The familiarity just mirrors the arguments that are held over dinner tables and work desks in the metropolitan area.

“If you hate a kid and you’re 6 years old and you fight him every day, it doesn’t matter if it’s behind the church, behind your house or in the alley. It doesn’t matter if you’re on that side or this side. It’s a rivalry,” said Weight, who broke in as a Rangers rookie in 1991 and ended his playing career as an Islander 20 years later. “ ‘Hate’ is a tough word in a sport, but you get amped up and you want to see a great game and you want to win more than ever.

“Rangers fans have this ability, before they tell you their name, they say, ‘I’m a Ranger fan.’ I’m like, ‘That’s great. I’m Doug.’ Both fan bases are passionate, passionate, passionate. People in this area of the country are tough. It makes for a great thing.”

He follows a long line of people who have worked for both shades of blue.

Neil Smith won a Stanley Cup in 1994 as Rangers general manager after working his way up in the Islanders’ organization. Don Maloney scored a huge (and disputed) playoff goal against the Islanders and within 10 years was their general manager.

There was the unexpected and brief reign of Bryan Trottier as Rangers coach. Islanders standouts Pat LaFontaine, Patrick Flatley, Glenn Healy and Ray Ferraro later played for the Rangers. John Vanbiesbrouck was among those who made the transition in the opposite direction.
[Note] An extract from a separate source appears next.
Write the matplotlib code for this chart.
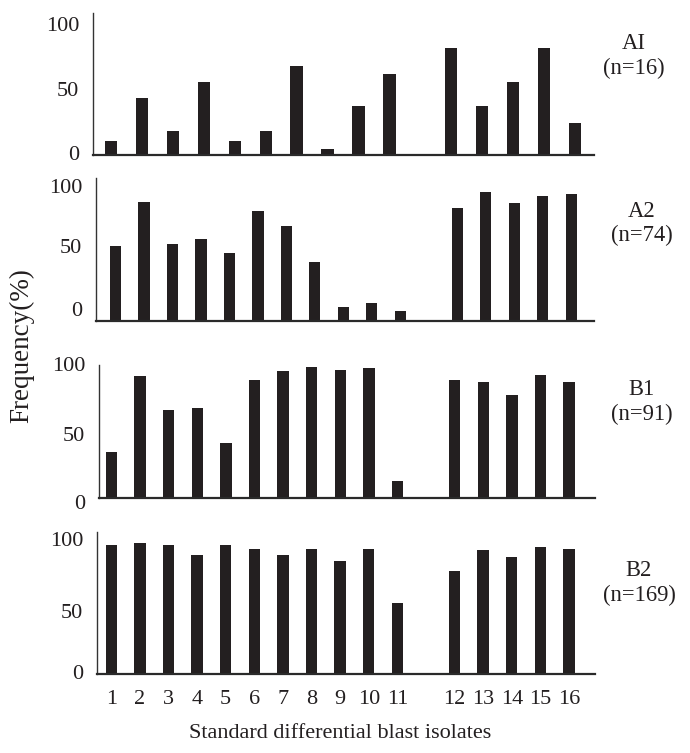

Even as the Islanders’ coach, Weight does not have a bitter taste when he talks about The Other Guys. “I have great memories,” he said. “And I tell [fans] all the time I still root for the Rangers. Not when we play them. I want to beat them, I want to be higher than them. But I think it’s a great thing for a sport to have both teams doing well. There’s nothing better.”

He was traded from the Rangers to Edmonton in 1993, a year before his old team finally won the Cup. “I was still young and dumb. I remember calling Brian Leetch after every single game. I was rooting for them,” he said after the morning skate at the Islanders’ Long Island practice facility. “I rooted every game like I was still on the team. I look back and I’m like, ‘What was I doing?’ But it was fun for me. Brian is still one of my closest friends.”

These days, Weight is “very impressed” with the Rangers. With the perspective of someone who has been on both sides of a busy street, he added, “We want to win so maybe we can meet them in the playoffs. Who knows? I think it’s a great thing for the game. It would be an unbelievable scenario.”